Casarrubias Salgado said he had previously worked in Chicago as a pizza delivery driver, as a metal worker and planting trees in national parks.

“I was never the head, I never was,” he said. “I never wanted to be a leader.”

He apologized to the United States for “the harm that I have done to this society.”

Casarrubias Salgado’s attorney John Benson said his client had been “providing information,” and said Casarrubias Salgado “is willing to try to cooperate” with American officials.

Guerreros Unidos was founded by his brother, Mario Casarrubias Salgado, who died in Mexican custody in 2021 while serving a decade-long sentence for drug crimes.

Mario Casarrubias Salgado, nicknamed The Handsome Toad or El Sapo Guapo in Spanish, founded the cartel around 2011 along with another brother, Angel “El Mochomo” Casarrubias Salgado, the Sun-Times has reported.

Locally, the cartel was assisted by Pablo Vega Cuevas, who oversaw the Chicago area distribution and sales of the heroin that Guerreros Unidos supplied.

Vega Cuevas, whose brother was also a leader in the cartel before his death in 2014, is still awaiting sentencing in federal court in Chicago on his own crimes in connection with the drug organization after pleading guilty.

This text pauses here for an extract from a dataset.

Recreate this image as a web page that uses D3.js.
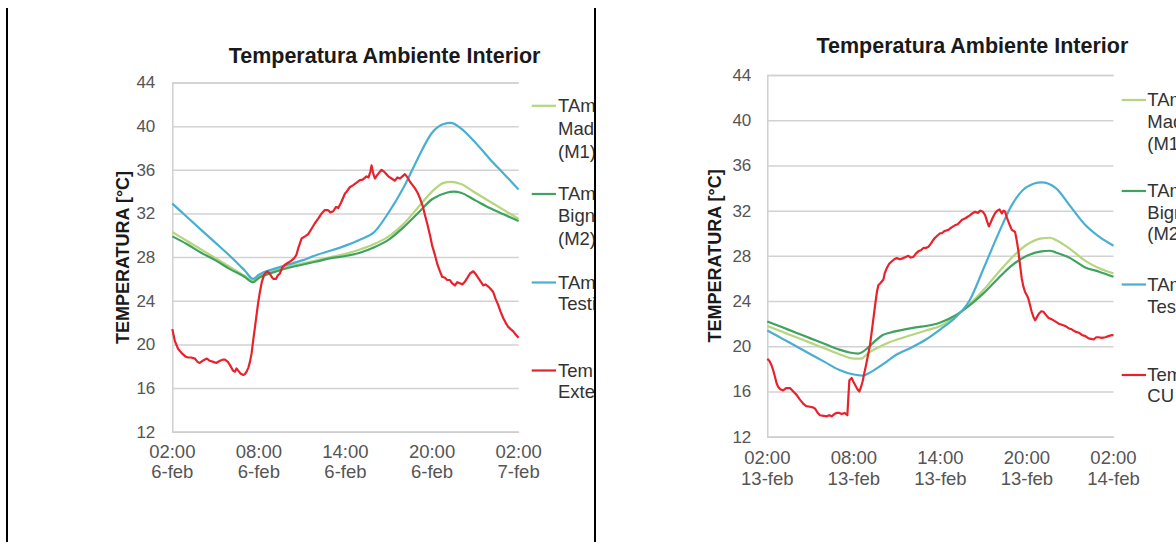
<!DOCTYPE html>
<html><head><meta charset="utf-8">
<script src="https://cdn.jsdelivr.net/npm/d3@7"></script>
<style>
body{margin:0;background:#fff}
svg{display:block}
text{font-family:"Liberation Sans",Arial,sans-serif}
</style>
</head><body>
<svg id="c" width="1176" height="542"></svg>
<script>
// ---------- DATA ----------
const chartTitle = "Temperatura Ambiente Interior";
const yAxisTitle = "TEMPERATURA [°C]";
const yTicks = [12, 16, 20, 24, 28, 32, 36, 40, 44];
const xTickHours = [0, 6, 12, 18, 24];               // hours after 02:00
const xTickTimes = ["02:00", "08:00", "14:00", "20:00", "02:00"];
const xTickDaysFeb6 = ["6-feb", "6-feb", "6-feb", "6-feb", "7-feb"];
const xTickDaysFeb13 = ["13-feb", "13-feb", "13-feb", "13-feb", "14-feb"];
const legendFeb6 = [["TAmb", "Madreselva", "(M1)"], ["TAmb", "Bignonia", "(M2)"], ["TAmb", "Testigo"], ["Temperatura", "Exterior"]];
const legendFeb13 = [["TAmb", "Madreselva", "(M1)"], ["TAmb", "Bignonia", "(M2)"], ["TAmb", "Testigo"], ["Temperatura", "CU Exterior"]];
const seriesColors = ["#b5d67c", "#3fa35f", "#48afd2", "#e8222c"];

// 6-feb : [hour after 02:00, °C]
const feb6M1 = [[0,30.3],[1,29.5],[2,28.7],[3,27.9],[4,27.1],[5,26.3],[5.6,25.8],[6,26.2],[7,26.7],[8,27.1],[9,27.4],[10,27.7],[11,28.0],[12,28.3],[13,28.7],[14,29.2],[15,29.9],[16,31.0],[17,32.5],[18,34.0],[18.8,34.8],[19.3,34.9],[20,34.7],[21,33.9],[22,33.1],[23,32.3],[24,31.5]];
const feb6M2 = [[0,29.9],[1,29.2],[2,28.4],[3,27.7],[4,26.9],[5,26.2],[5.6,25.7],[6,26.1],[7,26.6],[8,27.0],[9,27.3],[10,27.6],[11,27.9],[12,28.1],[13,28.4],[14,28.9],[15,29.6],[16,30.7],[17,32.0],[18,33.3],[19,33.9],[19.5,34.0],[20,33.9],[21,33.2],[22,32.5],[23,31.9],[24,31.3]];
const feb6Testigo = [[0,32.9],[1,31.7],[2,30.5],[3,29.3],[4,28.1],[5,26.8],[5.6,26.0],[6,26.4],[7,26.9],[8,27.3],[9,27.7],[10,28.2],[11,28.6],[12,29.05],[13,29.6],[14,30.3],[15,32.1],[16,34.3],[17,37.0],[18,39.4],[18.8,40.2],[19.3,40.3],[20,39.8],[21,38.5],[22,37.0],[23,35.6],[24,34.2]];
const feb6Exterior = [[0,21.4],[0.18,20.3],[0.4,19.6],[0.65,19.2],[0.9,18.9],[1.1,18.8],[1.3,18.8],[1.57,18.7],[1.75,18.4],[1.9,18.3],[2.1,18.5],[2.4,18.7],[2.6,18.5],[2.84,18.4],[3.05,18.3],[3.3,18.5],[3.5,18.6],[3.65,18.6],[3.85,18.4],[4.0,18.1],[4.2,17.6],[4.34,17.5],[4.45,17.8],[4.57,17.6],[4.75,17.3],[4.92,17.2],[5.05,17.3],[5.15,17.5],[5.28,17.9],[5.38,18.4],[5.5,19.2],[5.6,20.3],[5.72,21.5],[5.84,22.7],[5.95,23.8],[6.07,24.8],[6.2,25.7],[6.37,26.4],[6.5,26.6],[6.6,26.7],[6.75,26.5],[6.88,26.2],[7.0,26.0],[7.18,26.0],[7.3,26.3],[7.46,26.5],[7.6,27.0],[7.8,27.3],[8.05,27.5],[8.27,27.7],[8.45,27.9],[8.6,28.2],[8.75,28.9],[8.96,29.7],[9.2,29.9],[9.42,30.1],[9.65,30.6],[9.88,31.1],[10.1,31.5],[10.35,32.0],[10.55,32.3],[10.8,32.3],[10.95,32.1],[11.15,32.2],[11.35,32.6],[11.5,32.5],[11.7,33.0],[11.96,33.8],[12.08,34.0],[12.3,34.4],[12.54,34.6],[12.75,34.8],[13.0,35.05],[13.2,35.1],[13.46,35.4],[13.6,35.3],[13.72,35.8],[13.81,36.4],[13.92,35.7],[14.04,35.2],[14.25,35.6],[14.5,36.0],[14.7,35.8],[14.97,35.4],[15.2,35.2],[15.43,35.0],[15.6,35.3],[15.78,35.2],[15.95,35.4],[16.12,35.6],[16.3,35.3],[16.47,34.9],[16.65,34.6],[16.82,34.3],[17.0,33.9],[17.16,33.4],[17.35,32.7],[17.51,31.85],[17.7,30.9],[17.86,30.0],[18.0,29.1],[18.2,28.2],[18.38,27.3],[18.55,26.7],[18.7,26.2],[18.9,26.1],[19.05,25.9],[19.24,25.9],[19.4,25.6],[19.59,25.4],[19.75,25.7],[19.93,25.6],[20.1,25.5],[20.28,25.75],[20.45,26.1],[20.63,26.5],[20.86,26.7],[21.05,26.4],[21.2,26.1],[21.4,25.7],[21.55,25.4],[21.7,25.5],[21.9,25.3],[22.05,25.1],[22.24,24.8],[22.4,24.2],[22.59,23.6],[22.75,23.0],[22.94,22.4],[23.1,22.0],[23.28,21.6],[23.45,21.4],[23.63,21.2],[23.8,20.9],[24,20.6]];

// 13-feb : [hour after 02:00, °C]
const feb13M1 = [[0,21.8],[1,21.3],[2,20.8],[3,20.3],[4,19.8],[5,19.3],[6,18.9],[6.5,18.9],[7,19.4],[8,20.1],[9,20.6],[10,21.0],[11,21.4],[12,21.8],[13,22.6],[14,23.7],[15,25.0],[16,26.5],[17,27.9],[18,29.0],[19,29.55],[19.6,29.6],[20,29.4],[21,28.6],[22,27.6],[23,26.9],[24,26.45]];
const feb13M2 = [[0,22.2],[1,21.7],[2,21.2],[3,20.7],[4,20.2],[5,19.7],[5.7,19.45],[6.3,19.35],[7,19.9],[7.5,20.5],[8,21.0],[8.5,21.2],[10,21.6],[12,22.1],[13,22.7],[14,23.6],[15,24.7],[16,26.0],[17,27.2],[18,28.0],[19,28.4],[19.6,28.45],[20,28.3],[21,27.8],[22,27.0],[23,26.6],[24,26.15]];
const feb13Testigo = [[0,21.4],[1,20.7],[2,20.0],[3,19.3],[4,18.6],[5,17.9],[6,17.5],[6.6,17.4],[7,17.6],[8,18.4],[9,19.3],[10,19.9],[11,20.6],[12,21.5],[13,22.5],[14,24.0],[15,26.9],[16,29.9],[17,32.6],[18,34.1],[19,34.5],[20,34.0],[21,32.4],[22,30.8],[23,29.7],[24,28.9]];
const feb13Exterior = [[0,18.9],[0.15,18.7],[0.3,18.3],[0.45,17.7],[0.53,17.3],[0.65,16.7],[0.76,16.4],[0.9,16.2],[1.1,16.1],[1.3,16.3],[1.57,16.3],[1.8,16.0],[2.03,15.7],[2.25,15.3],[2.5,14.9],[2.7,14.7],[2.96,14.65],[3.15,14.6],[3.3,14.5],[3.5,14.1],[3.65,13.9],[3.9,13.85],[4.1,13.8],[4.3,13.9],[4.46,13.8],[4.65,14.0],[4.8,14.1],[5.0,14.1],[5.16,14.0],[5.35,14.1],[5.55,13.9],[5.62,15.5],[5.69,17.0],[5.85,17.2],[5.95,16.9],[6.08,16.6],[6.25,16.2],[6.38,16.0],[6.5,16.4],[6.61,16.9],[6.72,17.6],[6.84,18.3],[6.98,19.2],[7.12,20.1],[7.3,21.9],[7.47,23.6],[7.6,24.8],[7.7,25.4],[7.85,25.6],[8.05,25.9],[8.15,26.5],[8.28,26.9],[8.45,27.3],[8.62,27.5],[8.8,27.7],[8.97,27.8],[9.2,27.7],[9.43,27.8],[9.6,27.9],[9.78,28.0],[9.95,27.85],[10.13,27.9],[10.3,28.2],[10.47,28.4],[10.65,28.5],[10.82,28.7],[11.0,28.7],[11.17,28.8],[11.35,29.1],[11.5,29.4],[11.63,29.6],[11.8,29.8],[11.98,30.0],[12.1,30.0],[12.3,30.2],[12.55,30.3],[12.75,30.5],[13.0,30.7],[13.2,30.8],[13.5,31.2],[13.7,31.3],[13.95,31.5],[14.15,31.7],[14.4,31.9],[14.6,31.8],[14.77,32.0],[14.95,31.9],[15.1,31.6],[15.25,31.0],[15.36,30.6],[15.5,31.0],[15.6,31.3],[15.8,31.8],[15.94,32.0],[16.1,32.1],[16.26,31.75],[16.38,32.0],[16.49,31.9],[16.6,31.4],[16.72,31.0],[16.85,30.6],[16.95,30.3],[17.08,30.2],[17.18,30.1],[17.3,29.3],[17.41,28.4],[17.52,27.2],[17.64,26.0],[17.75,25.3],[17.87,24.8],[18.0,24.5],[18.1,24.2],[18.22,23.6],[18.33,23.05],[18.45,22.6],[18.57,22.3],[18.7,22.6],[18.84,22.9],[19.0,23.1],[19.15,23.05],[19.3,22.8],[19.5,22.5],[19.7,22.4],[19.96,22.2],[20.2,22.0],[20.42,21.9],[20.65,21.8],[20.88,21.6],[21.1,21.5],[21.35,21.3],[21.6,21.2],[21.81,21.0],[22.05,20.9],[22.27,20.7],[22.45,20.65],[22.62,20.6],[22.8,20.8],[22.96,20.8],[23.2,20.75],[23.43,20.8],[23.65,20.9],[23.9,21.0],[24,20.95]];

// ---------- LAYOUT ----------
const panels = [
  {id:"p1", series:[feb6M1, feb6M2, feb6Testigo, feb6Exterior], days:xTickDaysFeb6, legend:legendFeb6,
   x0:172.3, x1:518.6, yTop:82.5, yBot:431.7, titleX:384.6, titleY:63, yTitleX:122.5, yTitleY:257.5,
   tickPad:17, xLab1:457.7, xLab2:478.4, legX0:531.7, legX1:556, legTextX:558,
   legY:[[105.8,128.3,151.2],[194,216,238.3],[282.5,304],[370.5,391.5]], clipX:594},
  {id:"p2", series:[feb13M1, feb13M2, feb13Testigo, feb13Exterior], days:xTickDaysFeb13, legend:legendFeb13,
   x0:767.3, x1:1113.5, yTop:75, yBot:436.7, titleX:972.4, titleY:53, yTitleX:715, yTitleY:255.8,
   tickPad:16, xLab1:464.2, xLab2:485, legX0:1121.7, legX1:1146, legTextX:1147.3,
   legY:[[100,121.7,143.3],[191,212.5,234],[284.5,306.5],[375,396]], clipX:1176}
];

const svg = d3.select("#c");

// panel borders (black vertical lines)
svg.append("line").attr("x1",7).attr("x2",7).attr("y1",8).attr("y2",542).attr("stroke","#000").attr("stroke-width",2);
svg.append("line").attr("x1",595).attr("x2",595).attr("y1",8).attr("y2",542).attr("stroke","#000").attr("stroke-width",2);

panels.forEach(p => {
  const x = d3.scaleLinear().domain([0, 24]).range([p.x0, p.x1]);
  const y = d3.scaleLinear().domain([12, 44]).range([p.yBot, p.yTop]);
  const defs = svg.append("defs");
  defs.append("clipPath").attr("id", "clip-" + p.id)
    .append("rect").attr("x", 0).attr("y", 0).attr("width", p.clipX).attr("height", 542);
  const g = svg.append("g").attr("clip-path", `url(#clip-${p.id})`);

  // title
  g.append("text").attr("x", p.titleX).attr("y", p.titleY).attr("text-anchor", "middle")
    .attr("font-size", 21.5).attr("font-weight", "bold").attr("fill", "#1a1a1a").text(chartTitle);

  // y axis title
  g.append("text").attr("transform", `translate(${p.yTitleX},${p.yTitleY}) rotate(-90)`)
    .attr("text-anchor", "middle").attr("dy", "0.35em")
    .attr("font-size", 18).attr("font-weight", "bold").attr("fill", "#1a1a1a").text(yAxisTitle);

  // y axis with gridlines
  const yAxis = d3.axisLeft(y).tickValues(yTicks).tickSize(-(p.x1 - p.x0)).tickPadding(p.tickPad).tickFormat(d3.format("d"));
  const ya = g.append("g").attr("transform", `translate(${p.x0},0)`).call(yAxis);
  ya.select(".domain").attr("stroke", "#cfcfcf").attr("stroke-width", 1.5);
  ya.selectAll(".tick line").attr("stroke", "#d2d2d2").attr("stroke-width", 1.5);
  ya.selectAll(".tick text").attr("font-size", 17).attr("fill", "#555").attr("font-family", "Liberation Sans, Arial, sans-serif");

  // x axis
  const xAxis = d3.axisBottom(x).tickValues(xTickHours).tickSize(0).tickFormat(() => "");
  const xa = g.append("g").attr("transform", `translate(0,${p.yBot})`).call(xAxis);
  xa.select(".domain").attr("stroke", "#cfcfcf").attr("stroke-width", 1.5);
  xTickHours.forEach((h, i) => {
    g.append("text").attr("x", x(h)).attr("y", p.xLab1).attr("text-anchor", "middle")
      .attr("font-size", 18.5).attr("fill", "#555").text(xTickTimes[i]);
    g.append("text").attr("x", x(h)).attr("y", p.xLab2).attr("text-anchor", "middle")
      .attr("font-size", 18.5).attr("fill", "#555").text(p.days[i]);
  });

  // series
  p.series.forEach((data, i) => {
    const line = d3.line().x(d => x(d[0])).y(d => y(d[1]))
      .curve(i === 3 ? d3.curveLinear : d3.curveMonotoneX);
    g.append("path").datum(data).attr("d", line).attr("fill", "none")
      .attr("stroke", seriesColors[i]).attr("stroke-width", i === 3 ? 2.2 : 2.2)
      .attr("stroke-linejoin", "round");
  });

  // legend
  p.legend.forEach((lines, i) => {
    const ly = p.legY[i];
    g.append("line").attr("x1", p.legX0).attr("x2", p.legX1).attr("y1", ly[0]).attr("y2", ly[0])
      .attr("stroke", seriesColors[i]).attr("stroke-width", 2.2);
    lines.forEach((t, j) => {
      g.append("text").attr("x", p.legTextX).attr("y", ly[j]).attr("dy", "0.35em")
        .attr("font-size", 18.5).attr("fill", "#333").text(t);
    });
  });
});
</script>
</body></html>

In asking the judge for a lenient sentence, Adan Casarrubias Salgado’s attorney told the judge that his client was only involved in the organization for a short time, calling it the “family business,” and said others in the organization bore greater responsibility.

“Mr. Salgado is a fish, there is no question about it… he’s not a big fish, judge,’ the attorney said at the sentencing hearing. Benson argued that others involved in the drug conspiracy who have been sentenced received relatively lenient sentences.

Adan Casarrubias Salgado’s daughter, a United States citizen who has attended college in Chicago, also testified at the hearing that her dad was a “good father” who had always provided her with advice and had been involved in her life despite having been placed in prison in Mexico when she was a young girl.